▶ What is needed
Retype every line from the top of the entries down to the one with "const BAR = '#009999';", both included, and skip the pictures.
━━━━━━━━━━━━━━━━
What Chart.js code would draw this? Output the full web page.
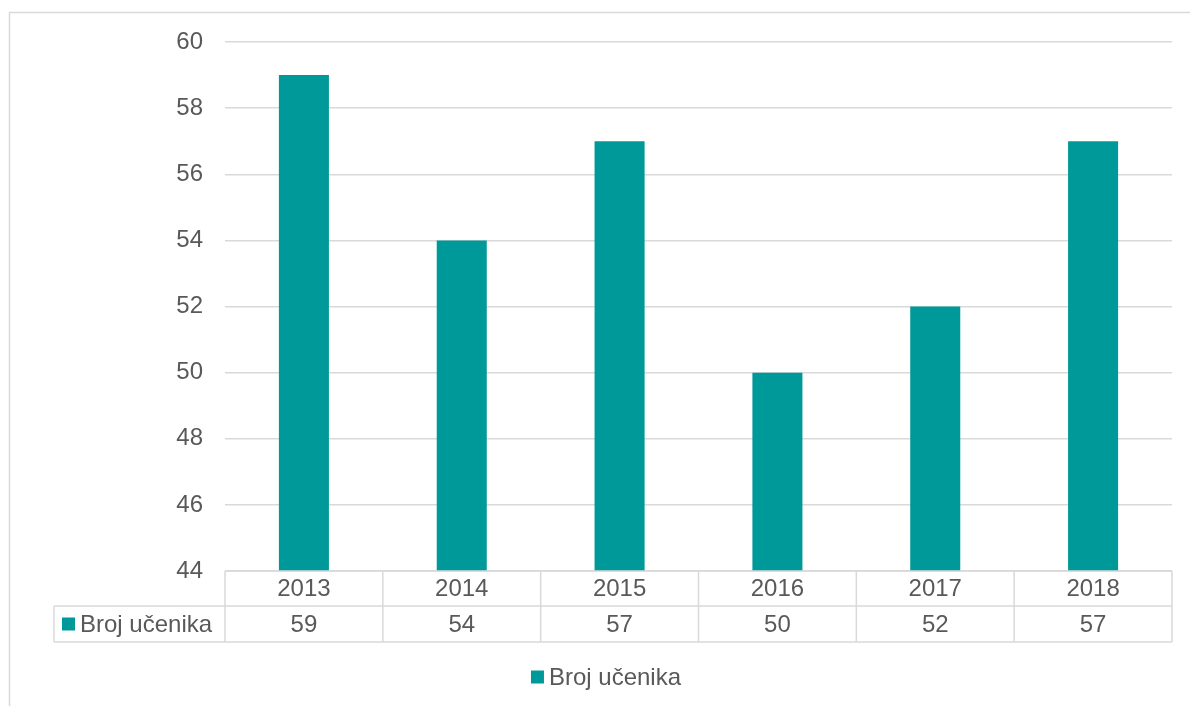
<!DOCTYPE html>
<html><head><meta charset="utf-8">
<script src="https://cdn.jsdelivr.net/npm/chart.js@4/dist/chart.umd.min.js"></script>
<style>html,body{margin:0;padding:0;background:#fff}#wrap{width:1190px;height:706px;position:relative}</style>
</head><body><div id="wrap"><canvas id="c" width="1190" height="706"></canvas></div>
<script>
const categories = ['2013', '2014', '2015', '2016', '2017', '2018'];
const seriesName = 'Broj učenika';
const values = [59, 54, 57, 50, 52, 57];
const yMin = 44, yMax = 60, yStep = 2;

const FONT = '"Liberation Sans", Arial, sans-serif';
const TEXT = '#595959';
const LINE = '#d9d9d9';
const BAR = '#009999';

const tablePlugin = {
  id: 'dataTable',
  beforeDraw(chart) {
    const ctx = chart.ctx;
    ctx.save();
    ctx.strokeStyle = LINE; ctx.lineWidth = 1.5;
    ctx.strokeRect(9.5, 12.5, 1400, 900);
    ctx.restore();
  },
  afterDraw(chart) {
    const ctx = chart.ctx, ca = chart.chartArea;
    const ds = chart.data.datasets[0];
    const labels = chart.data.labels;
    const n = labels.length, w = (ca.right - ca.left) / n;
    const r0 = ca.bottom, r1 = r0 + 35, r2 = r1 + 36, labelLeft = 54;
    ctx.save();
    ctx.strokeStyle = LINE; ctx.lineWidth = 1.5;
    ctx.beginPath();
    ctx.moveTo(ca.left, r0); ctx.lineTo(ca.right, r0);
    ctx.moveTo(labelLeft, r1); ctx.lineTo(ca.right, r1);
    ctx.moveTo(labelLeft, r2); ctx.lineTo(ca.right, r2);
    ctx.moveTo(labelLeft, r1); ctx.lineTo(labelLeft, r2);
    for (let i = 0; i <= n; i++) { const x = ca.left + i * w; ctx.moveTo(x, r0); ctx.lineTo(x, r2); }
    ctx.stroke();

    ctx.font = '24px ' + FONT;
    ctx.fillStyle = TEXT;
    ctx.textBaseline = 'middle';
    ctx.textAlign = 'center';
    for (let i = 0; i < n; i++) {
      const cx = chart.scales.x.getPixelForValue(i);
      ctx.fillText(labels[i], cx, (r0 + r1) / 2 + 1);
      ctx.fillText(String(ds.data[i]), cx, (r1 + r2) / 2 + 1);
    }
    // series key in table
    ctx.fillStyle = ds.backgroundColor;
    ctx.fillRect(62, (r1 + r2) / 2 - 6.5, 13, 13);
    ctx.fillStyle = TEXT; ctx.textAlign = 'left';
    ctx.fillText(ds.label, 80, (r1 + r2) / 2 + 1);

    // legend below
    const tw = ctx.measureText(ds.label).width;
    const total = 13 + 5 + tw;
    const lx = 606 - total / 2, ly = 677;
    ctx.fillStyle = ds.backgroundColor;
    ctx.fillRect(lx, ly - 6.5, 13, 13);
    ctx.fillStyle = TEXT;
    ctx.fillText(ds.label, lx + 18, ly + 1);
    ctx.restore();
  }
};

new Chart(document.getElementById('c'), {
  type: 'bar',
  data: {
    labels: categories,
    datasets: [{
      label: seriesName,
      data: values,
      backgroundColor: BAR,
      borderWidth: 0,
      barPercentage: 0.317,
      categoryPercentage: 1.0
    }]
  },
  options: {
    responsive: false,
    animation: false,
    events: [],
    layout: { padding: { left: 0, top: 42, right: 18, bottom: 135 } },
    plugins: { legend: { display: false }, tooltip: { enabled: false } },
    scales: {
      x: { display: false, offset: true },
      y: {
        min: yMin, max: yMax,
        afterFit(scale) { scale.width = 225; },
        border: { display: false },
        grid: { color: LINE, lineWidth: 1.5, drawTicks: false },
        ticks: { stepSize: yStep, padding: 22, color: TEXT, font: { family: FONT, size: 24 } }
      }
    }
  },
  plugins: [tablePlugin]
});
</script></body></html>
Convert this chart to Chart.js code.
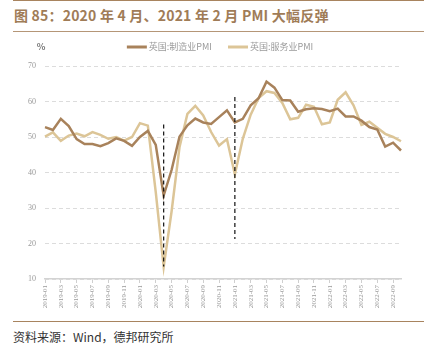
━━━━━━━━━━━━━━━━
▶ Expected answer
What Chart.js code would draw this? Output the full web page.
<!DOCTYPE html>
<html><head><meta charset="utf-8">
<script src="https://cdn.jsdelivr.net/npm/chart.js@4/dist/chart.umd.min.js"></script>
<style>html,body{margin:0;padding:0;background:#fff}#wrap{width:1190px;height:706px;position:relative}</style>
</head><body><div id="wrap"><canvas id="c" width="1190" height="706"></canvas></div>
<script>
const categories = ['2013', '2014', '2015', '2016', '2017', '2018'];
const seriesName = 'Broj učenika';
const values = [59, 54, 57, 50, 52, 57];
const yMin = 44, yMax = 60, yStep = 2;

const FONT = '"Liberation Sans", Arial, sans-serif';
const TEXT = '#595959';
const LINE = '#d9d9d9';
const BAR = '#009999';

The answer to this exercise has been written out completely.